A MOVE to overhaul sex education in schools will be made at the SNP conference, following the revelation that reported sex crime in Scotland has reached a record high.

The motion from the youth wing of the party comes in the wake of allegations of sexual misconduct within the SNP itself and the wider climate around the #MeToo and Time’s Up campaigns.

Accusations against former first minister Alex Salmond are being investigated by police while former early years minister Mark McDonald quit the Government last year after allegations of sexual harassment were found to be substantiated.

The Young Scots for Independence (YSI) motion calls on the Scottish Government to set up a working group to reform the sex education curriculum, with a specific commitment to tackle any lack of understanding around the issue of consent.

It also urges the Government to take steps to ensure the reformed curriculum is delivered in every Scottish school – denominational and non-denominational.

YSI say they want teachers to make clear the difference between verbal and non-verbal cues and the importance of sustained consent, as well as ensuring that every pupil understands that “no always means no”.

Students should also be made aware of recent changes to the law around sharing private sexual images, according to YSI.

“Issues of consent need to be taught and learned from an early age to combat the plague of sexual violence within Scottish society,” said the YSI’s political education officer Morgan Ritchie, who is seconding the motion.

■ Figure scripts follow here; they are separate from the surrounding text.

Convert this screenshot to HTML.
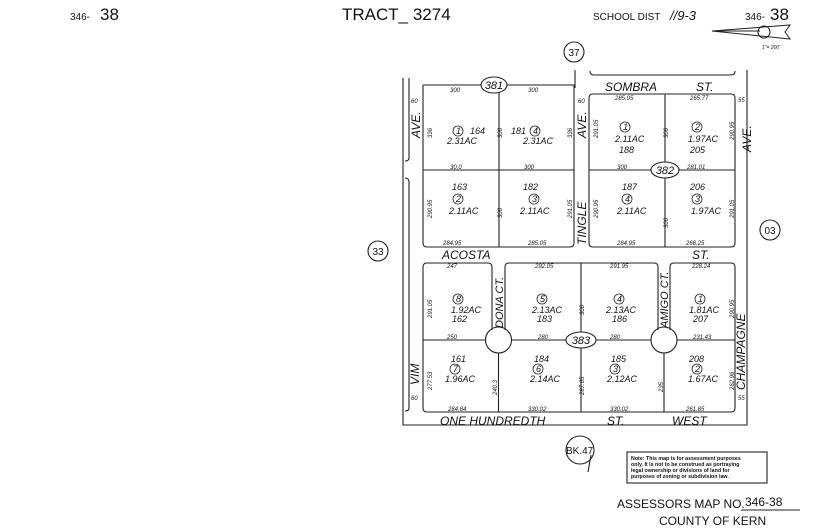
<!DOCTYPE html>
<html><head><style>
html,body{margin:0;padding:0;background:#fff;}
svg{display:block;}
text{font-family:"Liberation Sans",sans-serif;fill:#111;}
.i{font-style:italic;}
.s{font-size:6px;font-style:italic;}
.m{font-size:9px;font-style:italic;}
.st{font-size:12px;font-style:italic;}
.sc{font-size:11px;font-style:italic;}
</style></head><body>
<svg width="825" height="530" viewBox="0 0 825 530" xmlns="http://www.w3.org/2000/svg">
<g fill="none" stroke="#222" stroke-width="1.1">
<path d="M403,78 V425 H747 V70"/>
<path d="M575,70 V88"/>
<path d="M409,78 V158 Q409,161 405,161"/>
<path d="M405,178 Q409,178 409,182 V408 Q409,411 405,411"/>
<path d="M590,71 Q590,75 594,75 H731 Q735,75 735,71"/>
<path d="M423,85 V243 Q423,247 427,247 H570 Q574,247 574,243 V85 H423"/>
<path d="M499,85 V247 M423,170 H574"/>
<path d="M593,94 H731 Q735,94 735,98 V243 Q735,247 731,247 H593 Q589,247 589,243 V98 Q589,94 593,94"/>
<path d="M665,94 V247 M589,170 H735"/>
<path d="M427,263 H488 Q492,263 492,267 V330 M505,330 V267 Q505,263 509,263 H654 Q658,263 658,267 V330 M670,330 V267 Q670,263 674,263 H731 Q735,263 735,267 V408 Q735,412 731,412 H427 Q423,412 423,408 V267 Q423,263 427,263"/>
<circle cx="498.5" cy="340" r="13"/>
<circle cx="664" cy="340" r="13"/>
<path d="M423,340 H485.5 M511.5,340 H651 M677,340 H735"/>
<path d="M498.5,353 V412 M581,263 V412 M664,353 V412"/>
<ellipse cx="494" cy="85" rx="13" ry="8" fill="#fff"/>
<ellipse cx="665" cy="170" rx="14" ry="8" fill="#fff"/>
<ellipse cx="581" cy="340" rx="15" ry="8" fill="#fff"/>
<circle cx="574" cy="52" r="10"/>
<circle cx="378" cy="251" r="10"/>
<circle cx="770" cy="230" r="10"/>
<circle cx="580" cy="450" r="14"/>
<path d="M591,455 L588,472"/>
<rect x="627" y="452" width="140" height="31"/>
<path d="M712,31 H760 M712,31 L790,25 L785,32 L790,39 Z" stroke-width="1"/>
<circle cx="764" cy="32" r="6"/>
<path d="M741,510 H800" stroke-width="1"/>
</g>
<g fill="none" stroke="#222" stroke-width="0.8">
<circle cx="458" cy="131" r="5"/><circle cx="535" cy="131" r="5"/>
<circle cx="458" cy="199" r="5"/><circle cx="534" cy="199" r="5"/>
<circle cx="625" cy="127" r="5"/><circle cx="697" cy="127" r="5"/>
<circle cx="627" cy="199" r="5"/><circle cx="697" cy="199" r="5"/>
<circle cx="458" cy="299" r="5"/><circle cx="542" cy="299" r="5"/><circle cx="619" cy="299" r="5"/><circle cx="700" cy="299" r="5"/>
<circle cx="455" cy="369" r="5"/><circle cx="538" cy="369" r="5"/><circle cx="615" cy="369" r="5"/><circle cx="697" cy="369" r="5"/>
</g>
<text x="70" y="20" font-size="10">346-</text><text x="100" y="20" font-size="17">38</text>
<text x="342" y="20" font-size="17">TRACT_ 3274</text>
<text x="593" y="20" font-size="10">SCHOOL DIST</text><text x="670" y="20" font-size="13" class="i">//9-3</text>
<text x="745" y="20" font-size="10">346-</text><text x="770" y="20" font-size="17">38</text>
<text x="762" y="49" font-size="5" class="i">1"= 200'</text>
<text x="574" y="56" font-size="10" text-anchor="middle">37</text>
<text x="378" y="255" font-size="10" text-anchor="middle">33</text>
<text x="770" y="234" font-size="10" text-anchor="middle">03</text>
<text x="494" y="89" font-size="11" class="i" text-anchor="middle">381</text>
<text x="665" y="174" font-size="11" class="i" text-anchor="middle">382</text>
<text x="581" y="344" font-size="11" class="i" text-anchor="middle">383</text>
<text x="566" y="454" font-size="10">BK.47</text>
<text class="st" x="605" y="91">SOMBRA</text><text class="st" x="696" y="91">ST.</text>
<text class="st" x="442" y="259">ACOSTA</text><text class="st" x="692" y="259">ST.</text>
<text class="st" x="440" y="425">ONE  HUNDREDTH</text><text class="st" x="607" y="425">ST.</text><text class="st" x="672" y="425">WEST</text>
<text class="st" transform="translate(420,138) rotate(-90)">AVE.</text>
<text class="st" transform="translate(586,138) rotate(-90)">AVE.</text>
<text class="st" transform="translate(586,245) rotate(-90)">TINGLE</text>
<text class="st" transform="translate(751,152) rotate(-90)">AVE.</text>
<text class="st" transform="translate(745,390) rotate(-90)">CHAMPAGNE</text>
<text class="st" transform="translate(419,385) rotate(-90)">VIM</text>
<text class="sc" transform="translate(503,328) rotate(-90)">DONA  CT.</text>
<text class="sc" transform="translate(668,328) rotate(-90)">AMIGO  CT.</text>
<text class="s" x="450" y="92">300</text><text class="s" x="528" y="92">300</text>
<text class="s" x="450" y="169">30.0</text><text class="s" x="524" y="169">300</text>
<text class="s" x="443" y="245">284.95</text><text class="s" x="528" y="245">285.05</text>
<text class="s" x="411" y="103">60</text><text class="s" x="578" y="103">60</text>
<text class="s" x="615" y="100">285.05</text><text class="s" x="690" y="100">265.77</text>
<text class="s" x="617" y="169">300</text><text class="s" x="687" y="169">281.01</text>
<text class="s" x="617" y="245">284.95</text><text class="s" x="686" y="245">266.25</text>
<text class="s" x="738" y="102">55</text>
<text class="s" transform="translate(432,138) rotate(-90)">336</text>
<text class="s" transform="translate(502,138) rotate(-90)">306</text>
<text class="s" transform="translate(572,138) rotate(-90)">336</text>
<text class="s" transform="translate(432,218) rotate(-90)">290.95</text>
<text class="s" transform="translate(502,218) rotate(-90)">306</text>
<text class="s" transform="translate(572,218) rotate(-90)">291.05</text>
<text class="s" transform="translate(598,138) rotate(-90)">291.05</text>
<text class="s" transform="translate(668,138) rotate(-90)">306</text>
<text class="s" transform="translate(734,140) rotate(-90)">290.95</text>
<text class="s" transform="translate(598,218) rotate(-90)">290.95</text>
<text class="s" transform="translate(668,228) rotate(-90)">306</text>
<text class="s" transform="translate(734,218) rotate(-90)">291.05</text>
<text class="m" x="456" y="134">1</text><text class="m" x="470" y="134">164</text><text class="m" x="447" y="144">2.31AC</text>
<text class="m" x="511" y="134">181</text><text class="m" x="533" y="134">4</text><text class="m" x="523" y="144">2.31AC</text>
<text class="m" x="452" y="190">163</text><text class="m" x="456" y="202">2</text><text class="m" x="449" y="214">2.11AC</text>
<text class="m" x="523" y="190">182</text><text class="m" x="532" y="202">3</text><text class="m" x="520" y="214">2.11AC</text>
<text class="m" x="623" y="130">1</text><text class="m" x="615" y="142">2.11AC</text><text class="m" x="619" y="153">188</text>
<text class="m" x="695" y="130">2</text><text class="m" x="688" y="142">1.97AC</text><text class="m" x="690" y="153">205</text>
<text class="m" x="622" y="190">187</text><text class="m" x="625" y="202">4</text><text class="m" x="617" y="214">2.11AC</text>
<text class="m" x="690" y="190">206</text><text class="m" x="695" y="202">3</text><text class="m" x="691" y="214">1.97AC</text>
<text class="s" x="447" y="268">247</text><text class="s" x="535" y="268">292.05</text><text class="s" x="610" y="268">291.95</text><text class="s" x="692" y="268">228.24</text>
<text class="s" x="447" y="339">250</text><text class="s" x="538" y="339">280</text><text class="s" x="610" y="339">280</text><text class="s" x="693" y="339">231.43</text>
<text class="s" x="448" y="411">284.84</text><text class="s" x="528" y="411">330.02</text><text class="s" x="610" y="411">330.02</text><text class="s" x="686" y="411">261.85</text>
<text class="s" x="411" y="400">60</text><text class="s" x="738" y="400">55</text>
<text class="s" transform="translate(432,318) rotate(-90)">291.05</text>
<text class="s" transform="translate(584,315) rotate(-90)">306</text>
<text class="s" transform="translate(734,318) rotate(-90)">290.95</text>
<text class="s" transform="translate(432,390) rotate(-90)">277.53</text>
<text class="s" transform="translate(497,395) rotate(-90)">240.3</text>
<text class="s" transform="translate(584,395) rotate(-90)">287.65</text>
<text class="s" transform="translate(663,392) rotate(-90)">235</text>
<text class="s" transform="translate(734,390) rotate(-90)">262.96</text>
<text class="m" x="456" y="302">8</text><text class="m" x="451" y="313">1.92AC</text><text class="m" x="452" y="322">162</text>
<text class="m" x="540" y="302">5</text><text class="m" x="532" y="313">2.13AC</text><text class="m" x="537" y="322">183</text>
<text class="m" x="617" y="302">4</text><text class="m" x="606" y="313">2.13AC</text><text class="m" x="612" y="322">186</text>
<text class="m" x="698" y="302">1</text><text class="m" x="689" y="313">1.81AC</text><text class="m" x="693" y="322">207</text>
<text class="m" x="451" y="362">161</text><text class="m" x="453" y="372">7</text><text class="m" x="445" y="382">1.96AC</text>
<text class="m" x="534" y="362">184</text><text class="m" x="536" y="372">6</text><text class="m" x="530" y="382">2.14AC</text>
<text class="m" x="611" y="362">185</text><text class="m" x="613" y="372">3</text><text class="m" x="607" y="382">2.12AC</text>
<text class="m" x="689" y="362">208</text><text class="m" x="695" y="372">2</text><text class="m" x="688" y="382">1.67AC</text>
<text x="631" y="460" font-size="5.3" font-weight="bold">Note: This map is for assessment purposes</text>
<text x="631" y="466" font-size="5.3" font-weight="bold">only. It is not to be construed as portraying</text>
<text x="631" y="472" font-size="5.3" font-weight="bold">legal ownership or divisions of land for</text>
<text x="631" y="478" font-size="5.3" font-weight="bold">purposes of zoning or subdivision law.</text>
<text x="617" y="508" font-size="12">ASSESSORS MAP NO.</text><text x="745" y="506" font-size="12">346-38</text>
<text x="659" y="525" font-size="12">COUNTY OF KERN</text>
</svg>
</body></html>
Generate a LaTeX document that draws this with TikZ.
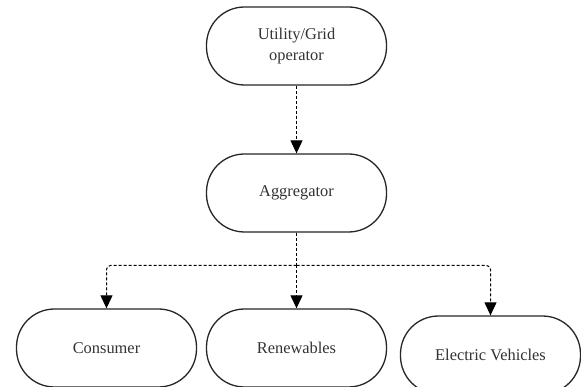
\documentclass[tikz,border=0pt]{standalone}
\usepackage{fontspec}
\setmainfont{Liberation Serif}
\usetikzlibrary{arrows.meta}
\begin{document}
\begin{tikzpicture}[x=1pt,y=-1pt,
  box/.style={draw=black!85, line width=1.3pt, rounded corners=38pt,
    minimum width=180pt, minimum height=78pt, inner sep=0pt,
    align=center, text=black!80, font=\fontsize{16.4}{21}\selectfont},
  conn/.style={draw=black, line width=1pt, dash pattern=on 3pt off 2pt,
    rounded corners=4pt},
  tip/.style={-{Triangle[length=13pt,width=12pt]}}]
\useasboundingbox (0,0) rectangle (581,387);
\clip (0,0) rectangle (581,387);
\fill[white] (0,0) rectangle (581,387);
\node[box] (util) at (296.5,46) {Utility/Grid\\operator};
\node[box] (agg) at (296.5,193) {Aggregator};
\node[box] (cons) at (106.5,348) {Consumer};
\node[box] (ren) at (296.5,348) {Renewables};
\node[box] (ev) at (490.5,355) {Electric Vehicles};
\coordinate (j) at (296.5,265.5);
\draw[conn,tip] (util) -- (agg);
\draw[conn] (agg) -- (j);
\draw[conn,tip] (j) -| (cons.north);
\draw[conn,tip] (j) -- (ren);
\draw[conn,tip] (j) -| (ev.north);
\end{tikzpicture}
\end{document}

She pointed out that sexual crimes in Scotland had been on an upward trend for several years. Police Scotland has revealed that in 2016/2017, reported sex crime reached an all time high, with a 5% increase on the record high the previous year.

A recently published study also found that 47% of people thought that it wasn’t acceptable for someone to withdraw consent once naked.

“These figures show us that something needs to be done and I believe that education is the greatest asset to tackling sexual violence at their core,” said Ritchie.

“This must be done now within the wave of campaigns such as the #MeToo movement. We must stand up to sexual violence and state that this behaviour cannot go on.”

She added: “We do not have to raise young girls with the expectation that they will be harassed, assaulted or even raped in their lifetime at the hands of men who do not understand that no means no.

“Instead, we can raise our new members of society with an inherent understanding of consent so they will not be plagued by the same pain of these people whose ‘no’ has gone unrecognised.”

YSI convenor Gavin Lundy, said it was a source of “national shame” that sexual crime, abuse, and misconduct was still rife in Scotland.

“People, particularly women, continue to be victims of abuses of power, position, and the ignorance of privilege,” he said.